English is a living language. People keep changing things in it. I, for one, think the bracketed ellipses looks idiotic. I also intentionally ignore the "rule" about putting a period *inside* the quotation marks if the quoted bit ends a sentence. The period belongs to the sentence, not the quote.
Many of these fiddly little MLA rules are completely arbitrary and nonbinding from one generation to the next. In the words of Colette in Ratatouille, they are the works of "antiquated old men". I have no problem ignoring stupid rules made either by one person with inordinate influence, an ivory tower committee, or mindless social trends.
More than anything, I think that teaching people how to write should be more about promoting clarity of thought and clarity of communication. Arbitrary systems of punctuation and format strain at gnats in a perverse "oneupmanship" competition to straitjacket the written word.
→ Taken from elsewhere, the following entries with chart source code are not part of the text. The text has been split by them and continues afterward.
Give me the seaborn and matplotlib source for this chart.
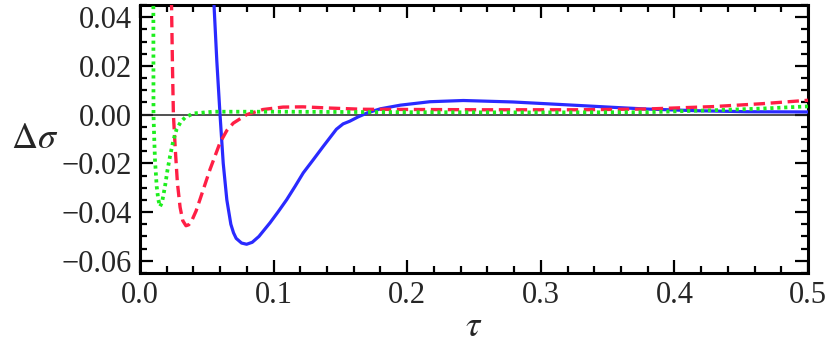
import numpy as np
import pandas as pd
import matplotlib
matplotlib.use('Agg')
import matplotlib.pyplot as plt
from matplotlib.ticker import MultipleLocator, FuncFormatter
import seaborn as sns

# values (tau, delta sigma)
tau_blue = [0.0530, 0.0554, 0.0575, 0.0599, 0.0623, 0.0650, 0.0680, 0.0700,
            0.0720, 0.0760, 0.0798, 0.0840, 0.0890, 0.0973, 0.1035, 0.1098,
            0.1160, 0.1222, 0.1297, 0.1372, 0.1470, 0.1520, 0.1570, 0.1630,
            0.1700, 0.1800, 0.1950, 0.2170, 0.2420, 0.2790, 0.3170, 0.3540,
            0.3790, 0.4170, 0.4540, 0.5000]
ds_blue = [0.0700, 0.0450, 0.0220, 0.0000, -0.0200, -0.0350, -0.0450, -0.0485,
           -0.0508, -0.0527, -0.0532, -0.0524, -0.0500, -0.0444, -0.0398, -0.0349,
           -0.0295, -0.0239, -0.0185, -0.0130, -0.0060, -0.0038, -0.0027, -0.0010,
           0.0007, 0.0024, 0.0039, 0.0053, 0.0058, 0.0052, 0.0041, 0.0030,
           0.0023, 0.0016, 0.0012, 0.0011]

tau_red = [0.0225, 0.0236, 0.0243, 0.0250, 0.0265, 0.0280, 0.0300, 0.0320,
           0.0344, 0.0365, 0.0386, 0.0420, 0.0449, 0.0524, 0.0599, 0.0650,
           0.0698, 0.0798, 0.0920, 0.1070, 0.1220, 0.1420, 0.1670, 0.2540,
           0.3290, 0.3790, 0.4290, 0.4660, 0.5000]
ds_red = [0.0700, 0.0450, 0.0200, 0.0000, -0.0150, -0.0280, -0.0380, -0.0435,
          -0.0456, -0.0452, -0.0437, -0.0395, -0.0348, -0.0225, -0.0115, -0.0065,
          -0.0035, 0.0000, 0.0021, 0.0031, 0.0032, 0.0027, 0.0022, 0.0020,
          0.0020, 0.0023, 0.0033, 0.0045, 0.0059]

tau_green = [0.0098, 0.0100, 0.0101, 0.0105, 0.0112, 0.0125, 0.0137, 0.0150,
             0.0165, 0.0187, 0.0205, 0.0225, 0.0250, 0.0274, 0.0305, 0.0337,
             0.0399, 0.0549, 0.1000, 0.2000, 0.3000, 0.3790, 0.4290, 0.4660, 0.5000]
ds_green = [0.0700, 0.0450, 0.0000, -0.0074, -0.0184, -0.0295, -0.0349, -0.0377,
            -0.0360, -0.0295, -0.0230, -0.0170, -0.0105, -0.0060, -0.0030, -0.0012,
            0.0005, 0.0012, 0.0012, 0.0010, 0.0009, 0.0010, 0.0018, 0.0025, 0.0034]

xticks = [0.0, 0.1, 0.2, 0.3, 0.4, 0.5]
yticks = [-0.06, -0.04, -0.02, 0.00, 0.02, 0.04]

sns.set_style('ticks')
plt.rcParams['font.family'] = ['Liberation Serif', 'DejaVu Serif']
plt.rcParams['mathtext.fontset'] = 'stix'

fig = plt.figure(figsize=(8.3, 3.46), dpi=100)
ax = fig.add_axes([140 / 830, 1 - 273 / 346, 668 / 830, 268 / 346])

ax.axhline(0, color='#222222', lw=1.1, zorder=1)

sns.lineplot(x=tau_blue, y=ds_blue, ax=ax, color='#2a2aff', lw=2.3,
             sort=False, zorder=3)
sns.lineplot(x=tau_red, y=ds_red, ax=ax, color='#ff1f45', lw=2.4,
             linestyle=(0, (3.4, 1.7)), sort=False, zorder=4)
sns.lineplot(x=tau_green, y=ds_green, ax=ax, color='#1eee1e', lw=2.7,
             linestyle=(0, (0.85, 1.0)), sort=False, zorder=5)

ax.set_xlim(0, 0.5)
ax.set_ylim(-0.065, 0.045)

ax.set_xticks(xticks)
ax.set_yticks(yticks)
ax.xaxis.set_minor_locator(MultipleLocator(0.02))
ax.yaxis.set_minor_locator(MultipleLocator(0.005))
ax.xaxis.set_major_formatter(FuncFormatter(lambda v, p: f'{v:.1f}'.replace('-', '\u2212')))
ax.yaxis.set_major_formatter(FuncFormatter(lambda v, p: f'{v:.2f}'.replace('-', '\u2212')))

ax.tick_params(which='both', direction='in', top=True, right=True,
               width=1.6, color='black', labelsize=22, pad=6)
ax.tick_params(which='major', length=9.5)
ax.tick_params(which='minor', length=4.8)

for s in ax.spines.values():
    s.set_linewidth(2.2)
    s.set_color('black')

ax.set_xlabel(r'$\tau$', fontsize=26, va='center')
ax.set_ylabel(r'$\Delta\sigma$', fontsize=26, rotation=0, ha='center', va='center')
ax.xaxis.set_label_coords(0.5, -0.205)
ax.yaxis.set_label_coords(-0.157, 0.5)

fig.savefig('out.png', dpi=100)
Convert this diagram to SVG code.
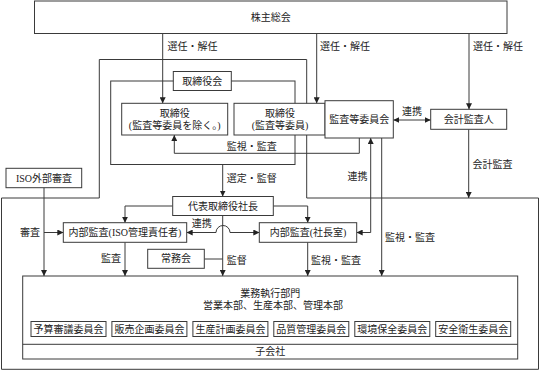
<svg xmlns="http://www.w3.org/2000/svg" width="541" height="371" viewBox="0 0 541 371">
<style>
text{font-family:"Liberation Serif","Noto Sans CJK JP",serif;font-size:10px;fill:#222;text-anchor:middle;dominant-baseline:central}
.box{fill:#fff;stroke:#3a3a3a;stroke-width:1}
.frame{fill:none;stroke:#3a3a3a;stroke-width:1}
.c{fill:none;stroke:#3a3a3a;stroke-width:1}
.a{marker-end:url(#ah)}
.d{marker-start:url(#ah);marker-end:url(#ah)}
.lbl{text-anchor:start}
</style>
<defs>
<marker id="ah" viewBox="0 0 10 10" refX="10" refY="5" markerWidth="6" markerHeight="6" markerUnits="userSpaceOnUse" orient="auto-start-reverse">
<path d="M0,0L10,5L0,10z" fill="#222"/>
</marker>
</defs>
<rect width="541" height="371" fill="#fff"/>
<g id="frames">
<path class="frame" d="M99.3,59.5H306.7V198H538.5V369.3H1.5V198H99.3Z"/>
<rect class="frame" x="110.7" y="81" width="184.3" height="83.5"/>
</g>
<g id="connectors">
<path class="c a" d="M162.7,33.5V103.3"/>
<path class="c a" d="M316.7,33.5V103.3"/>
<path class="c a" d="M469,33.5V109.3"/>
<path class="c d" d="M393.3,120H430.7"/>
<path class="c a" d="M359.3,138V153.3H174.3V135"/>
<path class="c a" d="M222.7,164.5V196.5"/>
<path class="c a" d="M468.7,129.3V198"/>
<path class="c d" d="M356.7,232.5H370.7V138"/>
<path class="c a" d="M381.7,138V276"/>
<path class="c a" d="M172.7,206H125V222.7"/>
<path class="c a" d="M273.3,206H307.7V222.7"/>
<path class="c a" d="M222.7,215.5V276"/>
<path class="c" d="M204.3,259H222.7"/>
<path class="c d" d="M186.7,232.5H216A7,7 0 0 1 230,232.5H259.3"/>
<path class="c a" d="M125,242.3V276"/>
<path class="c a" d="M307.7,242.3V276"/>
<path class="c a" d="M44,187.7V276"/>
<path class="c a" d="M44,232.5H63.3"/>
<text class="lbl" x="167.5" y="46.6">選任・解任</text>
<text class="lbl" x="320" y="46.6">選任・解任</text>
<text class="lbl" x="473" y="46.6">選任・解任</text>
<text x="412" y="111.5">連携</text>
<text x="251.7" y="146">監視・監査</text>
<text x="251.7" y="178.3">選定・監督</text>
<text x="492.5" y="164">会計監査</text>
<text x="357.5" y="176.7">連携</text>
<text x="410" y="237.3">監視・監査</text>
<text x="30" y="232.5">審査</text>
<text x="201.7" y="223.3">連携</text>
<text x="111" y="258.3">監査</text>
<text x="236.7" y="260">監督</text>
<text x="336" y="260">監視・監査</text>
</g>
<g id="shareholders">
<rect class="box" x="34.5" y="1" width="472.5" height="32.5"/>
<text x="270.7" y="17.3">株主総会</text>
</g>
<g id="board-label">
<rect class="box" x="173.3" y="71.5" width="58" height="19"/>
<text x="202.3" y="81">取締役会</text>
</g>
<g id="directors">
<rect class="box" x="121.7" y="103.3" width="106" height="31.7"/>
<text x="174.7" y="113.3">取締役</text>
<text x="174.7" y="125">(監査等委員を除く。)</text>
</g>
<g id="directors-ac">
<rect class="box" x="234" y="103.3" width="91" height="31.7"/>
<text x="280" y="113.3">取締役</text>
<text x="280" y="125">(監査等委員)</text>
</g>
<g id="audit-committee">
<rect class="box" x="325" y="100.7" width="68.3" height="37.3"/>
<text x="359.2" y="119.4">監査等委員会</text>
</g>
<g id="accounting-auditor">
<rect class="box" x="430.7" y="109.3" width="76" height="20"/>
<text x="468.7" y="119.3">会計監査人</text>
</g>
<g id="iso-external">
<rect class="box" x="6" y="168.3" width="75.7" height="19.4"/>
<text x="44" y="178">ISO外部審査</text>
</g>
<g id="president">
<rect class="box" x="172.7" y="196.5" width="100.6" height="19"/>
<text x="223" y="206">代表取締役社長</text>
</g>
<g id="internal-audit-iso">
<rect class="box" x="63.3" y="222.7" width="123.4" height="19.6"/>
<text x="125" y="232.5">内部監査(ISO管理責任者)</text>
</g>
<g id="internal-audit-office">
<rect class="box" x="259.3" y="222.7" width="97.4" height="19.6"/>
<text x="308" y="232.5">内部監査(社長室)</text>
</g>
<g id="executive-committee">
<rect class="box" x="147.7" y="249.3" width="56.6" height="19"/>
<text x="176" y="258.8">常務会</text>
</g>
<g id="operations">
<rect class="box" x="22.7" y="276" width="495" height="83"/>
<line class="c" x1="22.7" y1="344.3" x2="517.7" y2="344.3"/>
<text x="270.2" y="293.3">業務執行部門</text>
<text x="273" y="305">営業本部、生産本部、管理本部</text>
<text x="270.2" y="351.7">子会社</text>
</g>
<g id="committees">
<rect class="box" x="31" y="321.5" width="75" height="15"/>
<text x="68.5" y="329">予算審議委員会</text>
<rect class="box" x="111.9" y="321.5" width="75" height="15"/>
<text x="149.4" y="329">販売企画委員会</text>
<rect class="box" x="192.9" y="321.5" width="75" height="15"/>
<text x="230.4" y="329">生産計画委員会</text>
<rect class="box" x="273.8" y="321.5" width="75" height="15"/>
<text x="311.3" y="329">品質管理委員会</text>
<rect class="box" x="354.8" y="321.5" width="75" height="15"/>
<text x="392.3" y="329">環境保全委員会</text>
<rect class="box" x="435.7" y="321.5" width="75" height="15"/>
<text x="473.2" y="329">安全衛生委員会</text>
</g>
</svg>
There are all sorts of idiotic rules, like the "double space after a period" which has been changed to single space (I still prefer double; it looks cleaner to me), the inconsistent behavior between punctuation and quotation, and citation insanity.
Yes, I'd lose points in a hardnose class, but I'd rather spend my writing time crafting compelling content, not obsessing about the window dressing, spending inordinate time on the minutae that has miniscule value.
If anything, your original professor is doing a disservice to his students by being caught up in the details. It's no wonder college students don't manage to learn how to *think* these days. They are too busy with periods and commas.
So… rant concluded, I think you handled it well, though I would note that you could go further. There's no shame in being a bit behind the times when they constantly change the rules. There's no shame in not knowing rules that have no reasonable effect on the *content* of what your students are writing. English changes. That's part of the game.